The real horror sweeps in when Chris finds himself staring into the eyes of a dead deer, which ultimately hints at all the series of forthcoming horror that floods in. From the terrifying scream of repetitive “my man!” of Dean to the lost stares and of other domestic housekeepers at the house, the short trip to this Armitage home leaves the audience in a subtle horror throughout the film.

What is completely fresh about this movie is that it is a different thriller. No typical ghosts, no typical thunders, no typical booms. Rather, the theme and the message that the movie carries surely sends chills down the spine. The satire that “Get Out” brings to the table targets the deeply rooted racism that exists within the boundary of political lines.
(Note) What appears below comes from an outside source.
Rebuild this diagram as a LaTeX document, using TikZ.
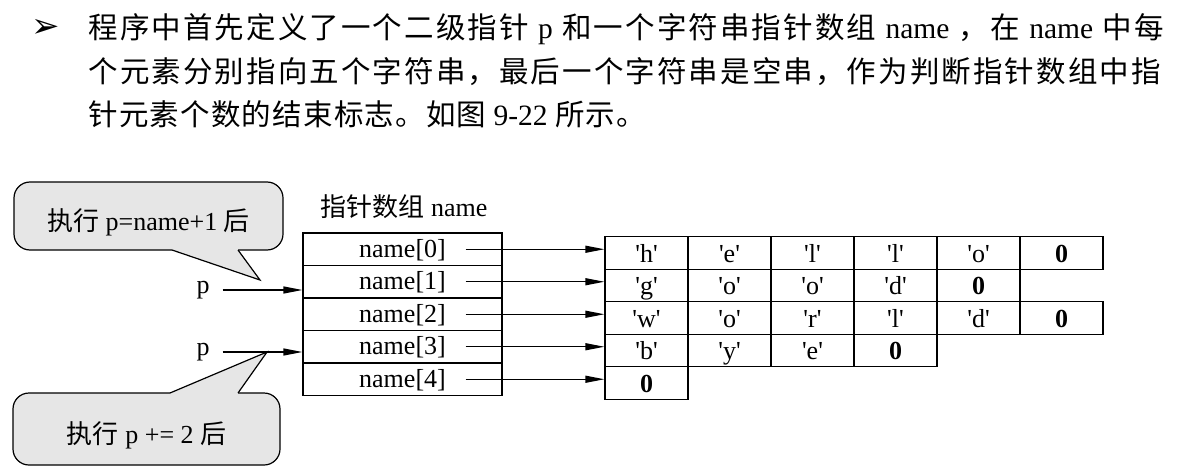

Rose’s superbly liberal parents draws the line to an extent where some strange things start taking place in this supposedly liberal town.

Truthfully, those who usually enjoy rather traditional horror, ones that only require some unexpected ghost pop-ups and booming soundtracks, may not enjoy as much. Most of the criticism comes from such group of people who merely understands how this mix of hypnotization and racism reaches out to them as “horror”.

Yet the majority of audience seems to enjoy this new type of horror. Discomfort shudders through the entire film; Jordan Peele has successfully made a horror movie that keeps the audience permanently uneasy throughout the film. He fills it up with trivial, surreal images that set the audience on the edge of their chairs. Everything is just a little off! As it progresses, the story becomes more and more bizarre, eventually reaching to the point of complete madness, but Peele lays the path so carefully that it works in context. This is another horror, a smarter horror.